WHAT YOU ARE ASKED TO DO: Skip the pictures, please, and write out exactly the lines from the opening of the data through the line containing "return (PB - py) / PH".

GIVEN DATA:
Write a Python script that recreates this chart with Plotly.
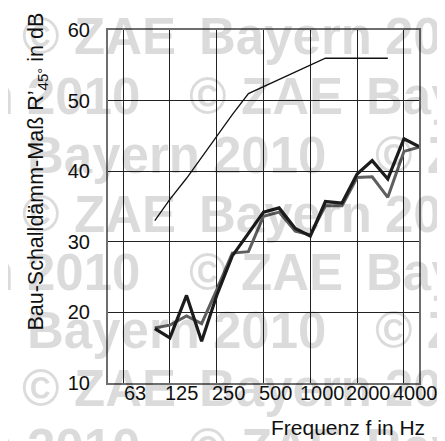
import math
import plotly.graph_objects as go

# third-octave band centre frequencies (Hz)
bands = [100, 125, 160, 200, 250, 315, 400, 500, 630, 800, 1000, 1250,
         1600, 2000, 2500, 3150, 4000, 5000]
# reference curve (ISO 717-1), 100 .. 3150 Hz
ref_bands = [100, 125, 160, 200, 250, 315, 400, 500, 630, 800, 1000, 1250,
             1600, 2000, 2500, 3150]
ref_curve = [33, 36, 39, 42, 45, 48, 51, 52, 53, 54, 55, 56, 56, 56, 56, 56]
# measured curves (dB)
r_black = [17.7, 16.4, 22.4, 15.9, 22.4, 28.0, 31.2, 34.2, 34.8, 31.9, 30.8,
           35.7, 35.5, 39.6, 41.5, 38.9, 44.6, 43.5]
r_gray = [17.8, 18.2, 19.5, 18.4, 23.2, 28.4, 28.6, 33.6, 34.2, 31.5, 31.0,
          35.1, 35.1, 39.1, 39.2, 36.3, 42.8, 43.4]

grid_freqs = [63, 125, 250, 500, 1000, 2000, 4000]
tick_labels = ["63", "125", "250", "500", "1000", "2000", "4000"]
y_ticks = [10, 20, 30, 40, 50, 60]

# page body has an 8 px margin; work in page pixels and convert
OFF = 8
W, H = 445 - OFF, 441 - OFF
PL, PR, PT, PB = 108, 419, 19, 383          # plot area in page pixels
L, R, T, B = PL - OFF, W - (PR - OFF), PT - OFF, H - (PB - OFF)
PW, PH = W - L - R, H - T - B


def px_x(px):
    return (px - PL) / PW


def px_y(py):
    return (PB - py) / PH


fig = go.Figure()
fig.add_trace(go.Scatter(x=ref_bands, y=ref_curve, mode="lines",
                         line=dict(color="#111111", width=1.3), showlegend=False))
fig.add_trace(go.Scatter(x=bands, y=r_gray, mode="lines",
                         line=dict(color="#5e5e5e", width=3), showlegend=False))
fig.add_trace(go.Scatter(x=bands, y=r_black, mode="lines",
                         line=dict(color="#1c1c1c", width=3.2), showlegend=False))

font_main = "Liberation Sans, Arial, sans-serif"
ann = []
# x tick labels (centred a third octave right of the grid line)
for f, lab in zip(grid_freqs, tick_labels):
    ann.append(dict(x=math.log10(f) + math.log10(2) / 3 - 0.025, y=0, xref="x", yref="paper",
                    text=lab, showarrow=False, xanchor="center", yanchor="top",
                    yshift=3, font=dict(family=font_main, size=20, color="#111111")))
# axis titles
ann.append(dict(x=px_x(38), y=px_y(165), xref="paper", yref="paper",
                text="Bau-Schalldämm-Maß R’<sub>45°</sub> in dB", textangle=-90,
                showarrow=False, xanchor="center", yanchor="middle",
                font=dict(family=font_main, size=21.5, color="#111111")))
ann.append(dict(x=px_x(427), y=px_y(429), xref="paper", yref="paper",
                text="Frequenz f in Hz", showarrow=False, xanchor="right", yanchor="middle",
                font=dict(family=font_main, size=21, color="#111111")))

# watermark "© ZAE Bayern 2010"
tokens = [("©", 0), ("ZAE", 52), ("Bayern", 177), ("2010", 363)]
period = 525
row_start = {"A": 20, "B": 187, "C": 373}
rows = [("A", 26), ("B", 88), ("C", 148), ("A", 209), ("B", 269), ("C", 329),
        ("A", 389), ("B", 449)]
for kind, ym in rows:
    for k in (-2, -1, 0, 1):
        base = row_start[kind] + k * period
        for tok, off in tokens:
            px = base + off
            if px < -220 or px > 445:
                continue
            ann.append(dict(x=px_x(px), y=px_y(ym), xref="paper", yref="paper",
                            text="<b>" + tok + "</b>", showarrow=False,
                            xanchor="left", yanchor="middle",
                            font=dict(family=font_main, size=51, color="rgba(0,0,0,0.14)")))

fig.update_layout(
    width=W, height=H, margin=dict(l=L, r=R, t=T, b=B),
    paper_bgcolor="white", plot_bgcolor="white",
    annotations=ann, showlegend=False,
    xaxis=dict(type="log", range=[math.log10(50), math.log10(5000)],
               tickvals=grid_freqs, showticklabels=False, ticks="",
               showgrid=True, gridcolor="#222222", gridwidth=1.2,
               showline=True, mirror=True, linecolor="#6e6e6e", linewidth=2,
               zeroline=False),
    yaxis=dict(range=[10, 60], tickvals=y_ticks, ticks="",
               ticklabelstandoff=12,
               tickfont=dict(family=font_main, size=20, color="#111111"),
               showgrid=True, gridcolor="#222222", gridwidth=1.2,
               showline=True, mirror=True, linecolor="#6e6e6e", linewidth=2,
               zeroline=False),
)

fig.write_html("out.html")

SOLUTION TO THIS PROBLEM:
Write a Python script that recreates this chart with Plotly.
import math
import plotly.graph_objects as go

# third-octave band centre frequencies (Hz)
bands = [100, 125, 160, 200, 250, 315, 400, 500, 630, 800, 1000, 1250,
         1600, 2000, 2500, 3150, 4000, 5000]
# reference curve (ISO 717-1), 100 .. 3150 Hz
ref_bands = [100, 125, 160, 200, 250, 315, 400, 500, 630, 800, 1000, 1250,
             1600, 2000, 2500, 3150]
ref_curve = [33, 36, 39, 42, 45, 48, 51, 52, 53, 54, 55, 56, 56, 56, 56, 56]
# measured curves (dB)
r_black = [17.7, 16.4, 22.4, 15.9, 22.4, 28.0, 31.2, 34.2, 34.8, 31.9, 30.8,
           35.7, 35.5, 39.6, 41.5, 38.9, 44.6, 43.5]
r_gray = [17.8, 18.2, 19.5, 18.4, 23.2, 28.4, 28.6, 33.6, 34.2, 31.5, 31.0,
          35.1, 35.1, 39.1, 39.2, 36.3, 42.8, 43.4]

grid_freqs = [63, 125, 250, 500, 1000, 2000, 4000]
tick_labels = ["63", "125", "250", "500", "1000", "2000", "4000"]
y_ticks = [10, 20, 30, 40, 50, 60]

# page body has an 8 px margin; work in page pixels and convert
OFF = 8
W, H = 445 - OFF, 441 - OFF
PL, PR, PT, PB = 108, 419, 19, 383          # plot area in page pixels
L, R, T, B = PL - OFF, W - (PR - OFF), PT - OFF, H - (PB - OFF)
PW, PH = W - L - R, H - T - B


def px_x(px):
    return (px - PL) / PW


def px_y(py):
    return (PB - py) / PH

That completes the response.